My starting point, as simple as it sounds, was the concept of love. I wanted to write a novel on love but from a spiritual angle. Once you make that your wish the path takes you to Rumi, the voice of love. His poetry and philosophy have always inspired me. His words speak to us across centuries, cultures. One can never finish reading him; it is an endless journey.

Why did you decide to make The Forty Rules of Love such a polyphonic novel, using so many different narrators?

The truth of fiction is not a fixed thing. If anything, it is more fluid than solid. It changes depending on each person, each character. Literature, unlike daily politics, recognizes the significance of ambiguity, plurality, flexibility. Interestingly, this artistic approach is also in harmony with Sufi philosophy. Sufis, like artists, live in an ever-fluid world. They believe one should never be too sure of himself and they respect the amazing diversity in the universe. So it was very important to me to reflect that variety as I was writing my story.

What kind of research did you do for the novel? How much imaginative license did you take with the historical facts?

When you write about historical figures you feel somewhat intimidated at the beginning. It is not like writing about imaginary characters. So to get the facts right, I did a lot of research. It is not a new subject to me. I wrote my master's thesis on this subject and I have been working on it since my early twenties. So there was some background. However, after a period of intense reading and researching, I stopped doing that and solely concentrated in my story. I allowed the characters to guide me. In my experience the more we, as writers, try to control our characters, the more lifeless they become. By the same token, the less there is of the ego of the writer in the process of writing, the more alive the fictional characters and the more creative the story.

What are the challenges of writing about such a well-known and revered figure like Rumi? Do you feel you succeeded remaining true to the historical Rumi while bringing him fully into the imaginative realm of your novel?

It was a big challenge, I must say. On the one hand I have huge respect for both Rumi and Shams of Tabriz. So it was important to me to hear their voices, to understand their legacy as best as I could. Yet on the other hand, I am a writer. I do not believe in heroes. In literature, there are no perfect heroes. Every person is a microcosm with many sides and conflicting aspects. So it was essential for me to see them as human beings, without putting them up on a pedestal.

Did your perception of Rumi and of Shams change in the course of writing about them?

Writing this novel changed me perhaps in more ways than I can understand or explain. Every book changes us to a certain extent. Some books more so than others. They transform their readers, and they also transform their writers. This was one of those books for me. When I finished it I was not the same person I was at the beginning.

Much of the novel concerns the position of women both in the medieval Islamic world and in contemporary Western society. What is your sense of how women are faring in the Middle East today compared to women in Western cultures?
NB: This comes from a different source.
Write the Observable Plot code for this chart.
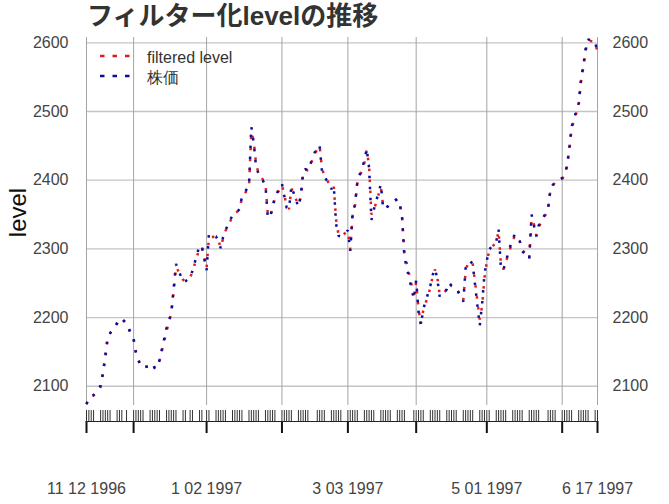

We tend to think that as human beings we have made amazing progress throughout the centuries. And we like to think that the women in the West are emancipated whereas women in the East are oppressed all the time. I like to question these deeply embedded clichés and generalizations. It is true that we have made progress but in some other ways we are not as different from the people of the past as we like to think. Also there are so many things in common between the women in the East and the women in the West. Patriarchy is universal. It is not solely the problem of some women in some parts of the world. Basically, as I was writing this novel I wanted to connect people, places, stories—to show the connections, some obvious, some much more subtle.

How would you explain the extraordinary popularity of Rumi in the West right now? What is it about his poetry—and his spirituality—that readers find so engaging?
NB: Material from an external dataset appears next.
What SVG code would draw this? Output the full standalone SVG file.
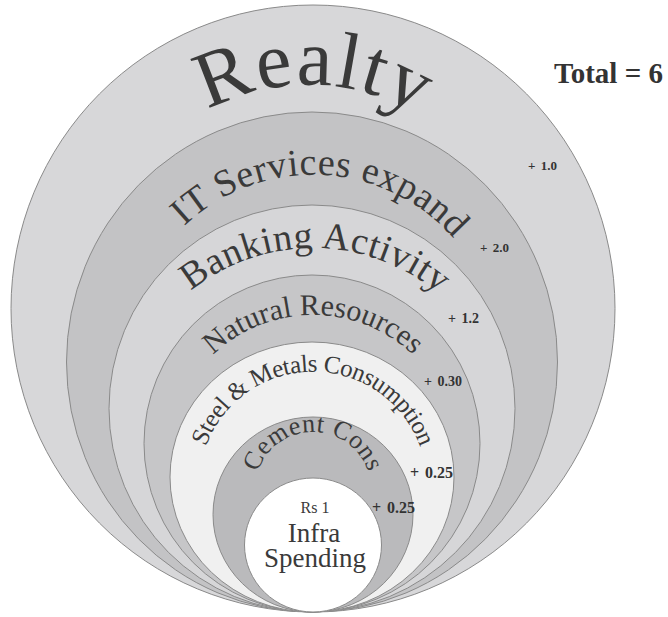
<svg xmlns="http://www.w3.org/2000/svg" xmlns:xlink="http://www.w3.org/1999/xlink" width="668" height="617" viewBox="0 0 668 617">
<style>
.ring{stroke:#8a8a8a;stroke-width:1}
.arc{font-family:'Liberation Serif','Times New Roman',serif;fill:#3a3a3a}
.num{font-family:'Liberation Serif','Times New Roman',serif;font-weight:bold;fill:#333;word-spacing:2px}
.lbl{font-family:'Liberation Serif','Times New Roman',serif;fill:#3a3a3a;text-anchor:middle}
</style>
<defs>
<path id="pRealty" d="M100.2,260.1 A212,212 0 0 1 517.8,260.1"/>
<path id="pIT" d="M128.8,329.5 A187,187 0 0 1 497.2,329.5"/>
<path id="pBank" d="M120,410 A196,196 0 0 1 506,410"/>
<path id="pNat" d="M170.2,434.8 A145,145 0 0 1 455.8,434.8"/>
<path id="pSteel" d="M199.4,476.1 A114,114 0 0 1 426.6,476.1"/>
<path id="pCem" d="M255,490 A58,58 0 0 1 371,490"/>
</defs>
<rect width="668" height="617" fill="#ffffff"/>
<g id="realty">
<ellipse class="ring" cx="313" cy="308.5" rx="302" ry="303.5" fill="#d7d7d9"/>
<text class="arc" font-size="80" letter-spacing="2"><textPath href="#pRealty" xlink:href="#pRealty" startOffset="301" text-anchor="middle">Realty</textPath></text>
</g>
<g id="it-services">
<ellipse class="ring" cx="312" cy="362" rx="245.5" ry="250" fill="#c3c3c5"/>
<text class="arc" font-size="38" letter-spacing="0.5"><textPath href="#pIT" xlink:href="#pIT" startOffset="270" text-anchor="middle">IT Services expand</textPath></text>
</g>
<g id="banking">
<ellipse class="ring" cx="312" cy="408.5" rx="203" ry="203.5" fill="#d6d6d8"/>
<text class="arc" font-size="38" letter-spacing="0.5"><textPath href="#pBank" xlink:href="#pBank" startOffset="276" text-anchor="middle">Banking Activity</textPath></text>
</g>
<g id="natural-resources">
<ellipse class="ring" cx="312" cy="443.5" rx="168" ry="168.5" fill="#c6c6c8"/>
<text class="arc" font-size="30"><textPath href="#pNat" xlink:href="#pNat" startOffset="50%" text-anchor="middle">Natural Resources</textPath></text>
</g>
<g id="steel-metals">
<ellipse class="ring" cx="312" cy="477" rx="142" ry="135" fill="#f0f0f0"/>
<text class="arc" font-size="25" letter-spacing="-0.5"><textPath href="#pSteel" xlink:href="#pSteel" startOffset="50%" text-anchor="middle">Steel &amp; Metals Consumption</textPath></text>
</g>
<g id="cement">
<ellipse class="ring" cx="313" cy="514.5" rx="100" ry="97.5" fill="#bababc"/>
<text class="arc" font-size="26" letter-spacing="0.5"><textPath href="#pCem" xlink:href="#pCem" startOffset="50%" text-anchor="middle">Cement Cons</textPath></text>
</g>
<g id="infra">
<ellipse class="ring" cx="313" cy="545" rx="68.5" ry="67" fill="#ffffff"/>
<text class="lbl" x="315" y="513" font-size="16">Rs 1</text>
<text class="lbl" x="314" y="542" font-size="27">Infra</text>
<text class="lbl" x="315" y="567" font-size="27">Spending</text>
</g>
<g id="labels">
<text class="num" x="528" y="170" font-size="13">+ 1.0</text>
<text class="num" x="480" y="252" font-size="13">+ 2.0</text>
<text class="num" x="448" y="323" font-size="14">+ 1.2</text>
<text class="num" x="424" y="386" font-size="14">+ 0.30</text>
<text class="num" x="410" y="478" font-size="16">+ 0.25</text>
<text class="num" x="372" y="513" font-size="16">+ 0.25</text>
<text x="554" y="83" font-family="'Liberation Serif','Times New Roman',serif" font-weight="bold" font-size="29" fill="#333">Total = 6</text>
</g>
<g id="connectors"/>
</svg>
I don't think it is a coincidence that the voice of Rumi speaks to more and more people around the world today. His is the kind of spirituality that doesn't exclude anyone, no matter what their class, skin, religion, and so on. It is a very inclusive, embracing, universal voice that puts love at its center. In Rumi's perspective we are all connected. No one is excluded from that circle of love. In an age replete with cultural biases, dogmas, fundamentalisms of all sorts, and clashes, Rumi's voice tells us something different, something much more essential and peaceful.

What aspects of Sufism do you find most appealing and relevant to contemporary life? Do you have a sense that the mystical strands of Islam—represented by Shams of Tabriz in the novel—are beginning to balance out the more fundamentalist views—represented by the Zealot—in contemporary Islamic cultures?
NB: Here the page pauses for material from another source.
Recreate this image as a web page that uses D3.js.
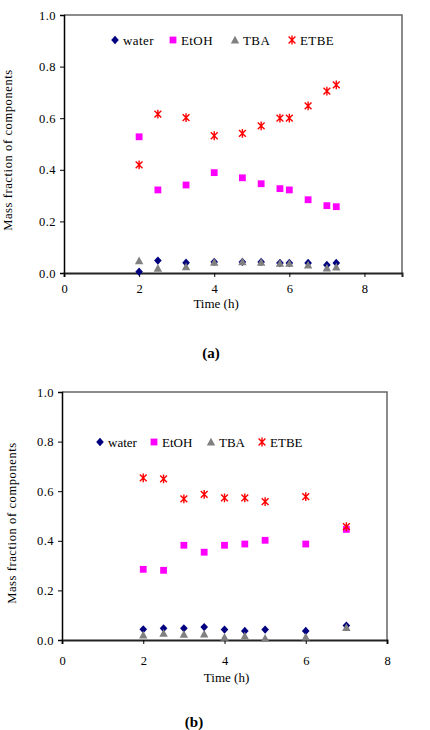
<!DOCTYPE html>
<html><head><meta charset="utf-8">
<script src="https://cdn.jsdelivr.net/npm/d3@7"></script>
<style>
html,body{margin:0;padding:0;background:#fff;}
text{font-family:"Liberation Serif","Times New Roman",Times,serif !important;}
</style></head>
<body>
<svg id="chart" width="430" height="730"></svg>
<script>
// ---- data ----
const seriesNames = ["water", "EtOH", "TBA", "ETBE"];
const seriesColors = ["#000080", "#FF00FF", "#808080", "#FF0000"];
const yTicks = [0, 0.2, 0.4, 0.6, 0.8, 1.0];
const xTicksA = [0, 2, 4, 6, 8];
const xTicksB = [0, 2, 4, 6, 8];

const timeA  = [2, 2.5, 3.25, 4, 4.75, 5.25, 5.75, 6, 6.5, 7, 7.25];
const waterA = [0.005, 0.048, 0.040, 0.043, 0.043, 0.043, 0.039, 0.039, 0.039, 0.031, 0.039];
const etohA  = [0.528, 0.322, 0.341, 0.389, 0.369, 0.346, 0.327, 0.322, 0.284, 0.261, 0.257];
const tbaA   = [0.047, 0.018, 0.024, 0.041, 0.043, 0.041, 0.037, 0.037, 0.031, 0.019, 0.023];
const etbeA  = [0.419, 0.616, 0.602, 0.532, 0.541, 0.570, 0.600, 0.600, 0.648, 0.705, 0.729];

const timeB  = [2, 2.5, 3, 3.5, 4, 4.5, 5, 6, 7];
const waterB = [0.043, 0.047, 0.047, 0.052, 0.042, 0.036, 0.042, 0.036, 0.058];
const etohB  = [0.285, 0.281, 0.382, 0.354, 0.382, 0.387, 0.402, 0.387, 0.446];
const tbaB   = [0.020, 0.027, 0.023, 0.024, 0.011, 0.016, 0.007, 0.012, 0.050];
const etbeB  = [0.654, 0.650, 0.569, 0.587, 0.573, 0.573, 0.558, 0.578, 0.457];

const FONT = "Liberation Serif, Times New Roman, serif";
const svg = d3.select("#chart").attr("font-family", FONT);

function marker(g, type, color) {
  if (type === 0) {
    g.append("path").attr("d", "M0,-4.2L3.8,0L0,4.2L-3.8,0Z").attr("fill", color);
  } else if (type === 1) {
    g.append("rect").attr("x", -3.4).attr("y", -3.4).attr("width", 6.8).attr("height", 6.8).attr("fill", color);
  } else if (type === 2) {
    g.append("path").attr("d", "M0,-4.3L4.2,3.4L-4.2,3.4Z").attr("fill", color);
  } else {
    g.append("path").attr("d", "M-3.4,-3.4L3.4,3.4M-3.4,3.4L3.4,-3.4M0,-4.4L0,4.4")
      .attr("stroke", color).attr("stroke-width", 1.4).attr("fill", "none");
  }
}

function panel(cfg) {
  const x = d3.scaleLinear().domain([0, cfg.xMax]).range([cfg.left, cfg.right]);
  const y = d3.scaleLinear().domain([0, 1]).range([cfg.bottom, cfg.top]);
  const g = svg.append("g").attr("font-family", FONT);

  // frame (top & right)
  g.append("path")
    .attr("d", `M${cfg.left},${cfg.top}H${cfg.right}V${cfg.bottom}`)
    .attr("stroke", "#666").attr("stroke-width", 1.5).attr("fill", "none");

  // y axis
  const ya = g.append("g").attr("transform", `translate(${cfg.left},0)`)
    .call(d3.axisLeft(y).tickValues(yTicks).tickFormat(d3.format(".1f")).tickSize(4).tickPadding(4));
  ya.attr("font-family", FONT).attr("font-size", 12.5);
  ya.select(".domain").attr("stroke", "#000").attr("stroke-width", 1.5);
  ya.selectAll("text").attr("fill", "#000").attr("letter-spacing", 0.5);

  // x axis
  const xa = g.append("g").attr("transform", `translate(0,${cfg.bottom})`)
    .call(d3.axisBottom(x).tickValues(cfg.xTicks).tickFormat(d3.format("d")).tickSize(4).tickPadding(cfg.xPad));
  xa.attr("font-family", FONT).attr("font-size", 12.5);
  xa.select(".domain").attr("stroke", "#222").attr("stroke-width", 2);
  xa.selectAll("text").attr("fill", "#000");

  // axis titles
  g.append("text").attr("x", x(4.05)).attr("y", cfg.bottom + cfg.xTitleOff)
    .attr("text-anchor", "middle").attr("font-size", 13).text("Time (h)");
  g.append("text")
    .attr("transform", `translate(${cfg.yTitleX},${cfg.yTitleY}) rotate(-90)`)
    .attr("text-anchor", "middle").attr("font-size", 12.5).attr("letter-spacing", 0.6)
    .text("Mass fraction of components");

  // points (ETBE drawn last)
  cfg.series.forEach((vals, si) => {
    if (si === 3) return;
    vals.forEach((v, i) => {
      const m = g.append("g").attr("transform", `translate(${x(cfg.time[i])},${y(v)})`);
      marker(m, si, seriesColors[si]);
    });
  });
  cfg.series[3].forEach((v, i) => {
    const m = g.append("g").attr("transform", `translate(${x(cfg.time[i])},${y(v)})`);
    marker(m, 3, seriesColors[3]);
  });

  // legend
  const lg = g.append("g");
  cfg.legendX.forEach((lx, si) => {
    const m = lg.append("g").attr("transform", `translate(${lx},${cfg.legendY})`);
    marker(m, si, seriesColors[si]);
    lg.append("text").attr("x", lx + 8).attr("y", cfg.legendY + 4.5)
      .attr("font-size", 13).attr("letter-spacing", cfg.legendLS).text(seriesNames[si]);
  });

  // panel label
  svg.append("text").attr("x", cfg.labelX).attr("y", cfg.labelY)
    .attr("text-anchor", "middle").attr("font-size", 15).attr("font-weight", "bold").text(cfg.label);
}

panel({
  left: 64, right: 402, top: 15, bottom: 273, xMax: 9, xTicks: xTicksA, xPad: 7,
  xTitleOff: 35, yTitleX: 12, yTitleY: 150,
  time: timeA, series: [waterA, etohA, tbaA, etbeA],
  legendX: [115, 173, 235, 292], legendY: 40, legendLS: 0.4,
  label: "(a)", labelX: 211, labelY: 358
});

panel({
  left: 62, right: 387, top: 392, bottom: 640, xMax: 8, xTicks: xTicksB, xPad: 12,
  xTitleOff: 42, yTitleX: 16, yTitleY: 523,
  time: timeB, series: [waterB, etohB, tbaB, etbeB],
  legendX: [100, 154, 211, 262], legendY: 442, legendLS: 0,
  label: "(b)", labelX: 194, labelY: 727
});
</script>
</body></html>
Mysticism and poetry have always been important elements in Islamic cultures. This has been the case throughout the centuries. The Muslim world is not composed of a single color. And it is not static at all. It is a tapestry of multiple colors and patterns. Sufism is not an ancient, bygone heritage. It is a living, breathing philosophy of life. It is applicable to the modern day. It teaches us to look within and transform ourselves, to diminish our egos. There are more and more people, especially women, artists, musicians, and so on, who are deeply interested in this culture.

Could you talk about your own spiritual practice and its relation to your creative work?

My interest in spirituality started when I was a college student. At the time it was a bit odd for me to feel such an attraction. I did not grow up in a spiritual environment. My upbringing was just the opposite, it was strictly secular. And I was a leftist, anarcho-pacifist, slightly nihilist, and feminist, and so on, and so were most of my friends, and there was no apparent reason for me to be interested in Sufism or anything like that. But I started reading about it. Not only Islamic mysticism but mysticisms of all kinds, because they are all reflections of the same universal quest for meaning and love. The more I read the more I unlearned. Unlearning is an essential part of learning, in my experience. We need to keep questioning our truths, our certainties, our dogmas, and ourselves. This kind of introspective thinking, to me, is healthier than criticizing other people all the time.

How has The Forty Rules of Love been received in Turkey and throughout the Middle East? Has that reception differed significantly from how American readers have responded to the book?

It was amazing, and so moving. In Turkey the novel was an all time bestseller. There was such positive, warm feedback from readers, especially from women readers, of all ages, of all views. Often the same book was read by more than one person, by the mother, the daughters, the great-aunt, a distant cousin. The story reached different audiences. When the novel came out in Bulgaria, France, America, and Italy, I had similar reactions, and I still receive touching e-mails from readers around the world. When readers write to me they don't solely analyze the novel, they also say what it meant for them. In other words they share their personal stories with me. And I find that very humbling, very inspiring.